Recently, we had to make some space available in one of our SQL Express instances that was getting close to its 10 GB limit of stored data, so I set out to delete some old data from two of our largest tables. One contained about half a million rows, the other a bit over 21 million.
Simple Deletion Would Take… Forever
The simplest sql statement to delete all rows that were created before 2012 would be the following:
- DELETE FROM [dbo].[Message] WHERE DateCreated < '20120101'
I can't even tell you how long this took because at 14 minutes I just cancelled the query execution (which took another 7 minutes to finish). This was the table with less than 500,000 rows where we wanted to delete a bit more than 200,000 rows.
Break Delete Operation Into Chunks
Searching for a solution to the problem, I came across this blog post on breaking large delete operations into chunks. It shows in good detail how the simple version above behaves against running a loop of a few tens of thousand deletes per iteration. An interesting aspect I hadn't thought of at that point was the transaction log growth that can become a problem with large delete operations. Running a loop allows you to do a log backup (in full recovery mode) or a checkpoint (in simple mode) at the end of each iteration so that the log will grow much more slowly.
Unfortunately, though, this didn't help with the execution time of the delete itself, as you can also see from the graphs presented in above post.
Disable Those Indexes!
It turns out, our [Message] table had six non-clustered indexes on them which all had to be written to for every row that was deleted. Even if those operations are fast, their processing time will add up over a few hundred thousand iterations. So let's turn them off! In fact, let's turn only those off that won't be used during out delete query. [We have one index on the DateCreated column which will be helpful during execution.]

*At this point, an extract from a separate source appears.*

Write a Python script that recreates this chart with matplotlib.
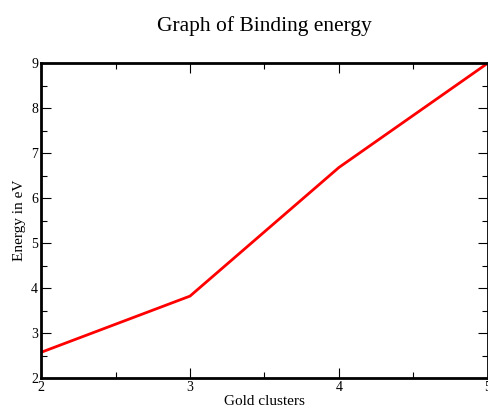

This stackoverflow answer shows how to create some dynamic SQL to disable all non-clustered indexex in a database. I've modified it slightly to disable only indexes of a given table:
Disable/Enable Table Indexes
- DECLARE @table AS VARCHAR(MAX) = 'Message';
- DECLARE @sqlDisable AS VARCHAR(MAX) = '';
- DECLARE @sqlEnable AS VARCHAR(MAX) = '';
-
- SELECT
- @sqlDisable = @sqlDisable + 'ALTER INDEX ' + idx.name + ' ON '
- + obj.name + ' DISABLE;' + CHAR(13) + CHAR(10),
- @sqlEnable = @sqlEnable + 'ALTER INDEX ' + idx.name + ' ON '
- + obj.name + ' REBUILD;' + CHAR(13) + CHAR(10)
- FROM sys.indexes idx
- JOIN sys.objects obj
- ON idx.object_id = obj.object_id
- WHERE idx.type_desc = 'NONCLUSTERED'
- AND obj.type_desc = 'USER_TABLE'
- AND obj.name = @table;
-
- RAISERROR(@sqlDisable, 0, 1) WITH NOWAIT;
- RAISERROR(@sqlEnable, 0, 1) WITH NOWAIT;
- --EXEC(@sqlDisable);
- --EXEC(@sqlEnable);
Now, with those indexes disabled, the simple delete operation took a lot less than a minute! Even in the case of our 21 million rows table, deleting 7 million rows took only 1:02 on my machine. Of course, after deleting the unwanted rows, you need to re-enable the indexes again which took another minute, but all in all I'm happy with the result.
Copy Data to New Table and Drop Old Table
One other way of deleting rows that I've used in combination with changing the table schema at the same time is the following:
- use a temporary table into which you copy all the rows you want to keep (the schema of which I modified to meet our new needs)
- delete the original table
- rename the temporary table to the original table's name
- recreate all indexes you had defined before
This is basically what SSMS generates for you when you change the schema of a table, except for the indexes – you have to recreate them yourself.
As you can imagine, this approach becomes faster and creates smaller transaction log footprint with a growing amount of data to delete. It won't have any benefit if you delete less than half of the table's rows.
Choose the right tool for the job
There are quite a few other approaches and tips out there on how to speed up your deletion process. It depends a lot on your concrete situation which of those will actually help you get your deletion job done faster. I had to experiment quite a bit to find the sweet spot but now that I've seen a few approaches I'm able to take a better decision in the future.